X.com refuses to open with Firefox strict tracking protection enabled

Issue: X.com blocked with Firefox strict tracking

  • Many report X/Twitter refusing to load when Firefox’s Enhanced Tracking Protection is set to “Strict”; some see the same on Safari and Firefox Focus.
  • Others say X loads fine with Strict on desktop Firefox, suggesting the problem is not universal and may depend on configuration or extensions.

Technical causes and Firefox changes

  • Strict mode blocks social media trackers, cross‑site cookies, tracking content, cryptominers, and known fingerprinters.
  • X still loads assets from twitter.com and twimg.com. With Strict lists, those can be treated as tracker domains; when blocked, site JS detects the failure and blames the browser.
  • Explanation from Firefox side: a bug in entity mapping for X/Twitter domains in Enhanced Tracking Protection was fixed ~2 months ago so that Twitter’s CDN isn’t blocked on x.com, while still blocked on third‑party sites.
  • Firefox now partitions or blocks third‑party cookies by default; entity config affects ETP’s tracker list behavior, not cookie partitioning.

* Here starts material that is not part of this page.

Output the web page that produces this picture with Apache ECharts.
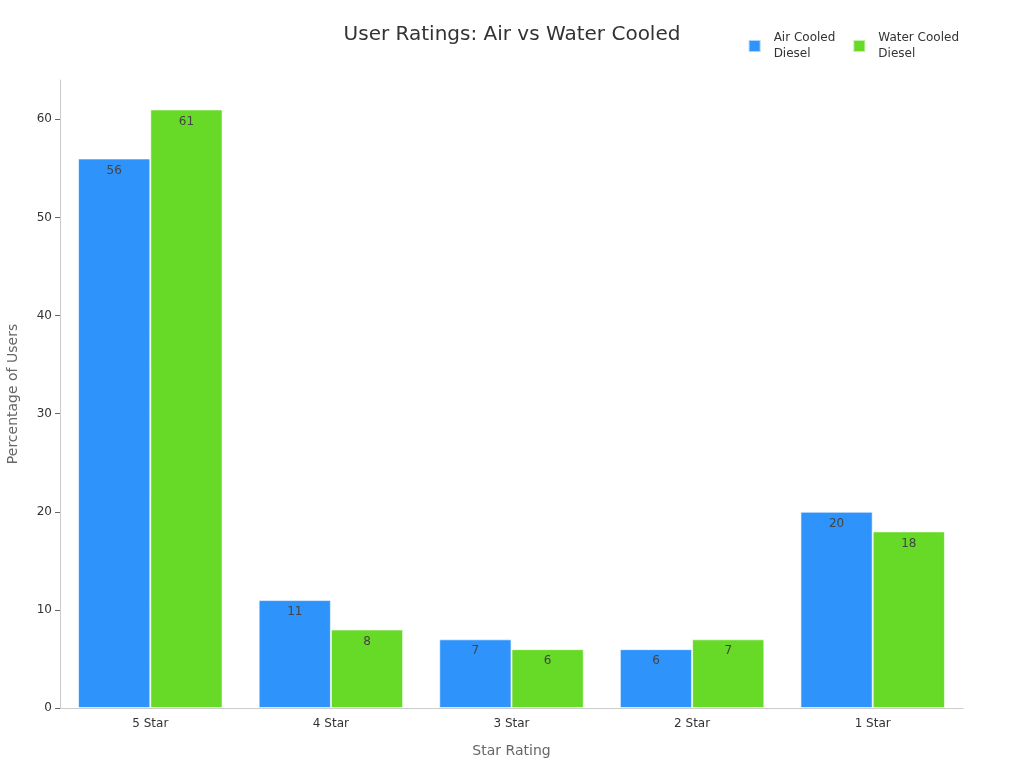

Browser market power and Mozilla strategy

  • Several argue this shows the danger of Chrome/Safari dominance: sites can “afford” to break for Firefox without consequences.
  • Others blame Mozilla’s management and lost market share, saying Firefox is now hard to recommend if “privacy” modes break popular sites.
  • Some think Mozilla faces a no‑win: compromise on privacy and get slammed, or break sites and lose users.

Privacy vs usability

  • Privacy‑oriented users welcome anything that makes X harder to access; others say it prevents them from recommending Firefox to family because it “breaks the internet.”
  • Strict mode is opt‑in and explicitly warns it can break sites, but that nuance is easy to miss for non‑experts.

Debate over X/Twitter’s importance

  • One camp calls X a cesspool, login‑walled and not worth saving; many have already quit or use it much less.
  • Another calls it still the best live source for news, expert commentary, and “ground sources” (e.g., conflicts, major events), despite algorithmic and ownership issues.
  • Long subthread debates whether faster, unfiltered, user‑generated “news” is better than slower, curated journalism, and how to judge trustworthiness.

Alternatives and workarounds

  • Suggested tools: Nitter instances, user scripts redirecting twitter.com/x.com to Nitter, LeechBlock to break the habit, Firefox containers plus uBlock Origin, revanced‑modified Twitter APK, archive.today links, and XDeck on macOS.
  • Fediverse/Mastodon and other microblogging alternatives are discussed, but many note network effects keep artists, institutions, and experts on X.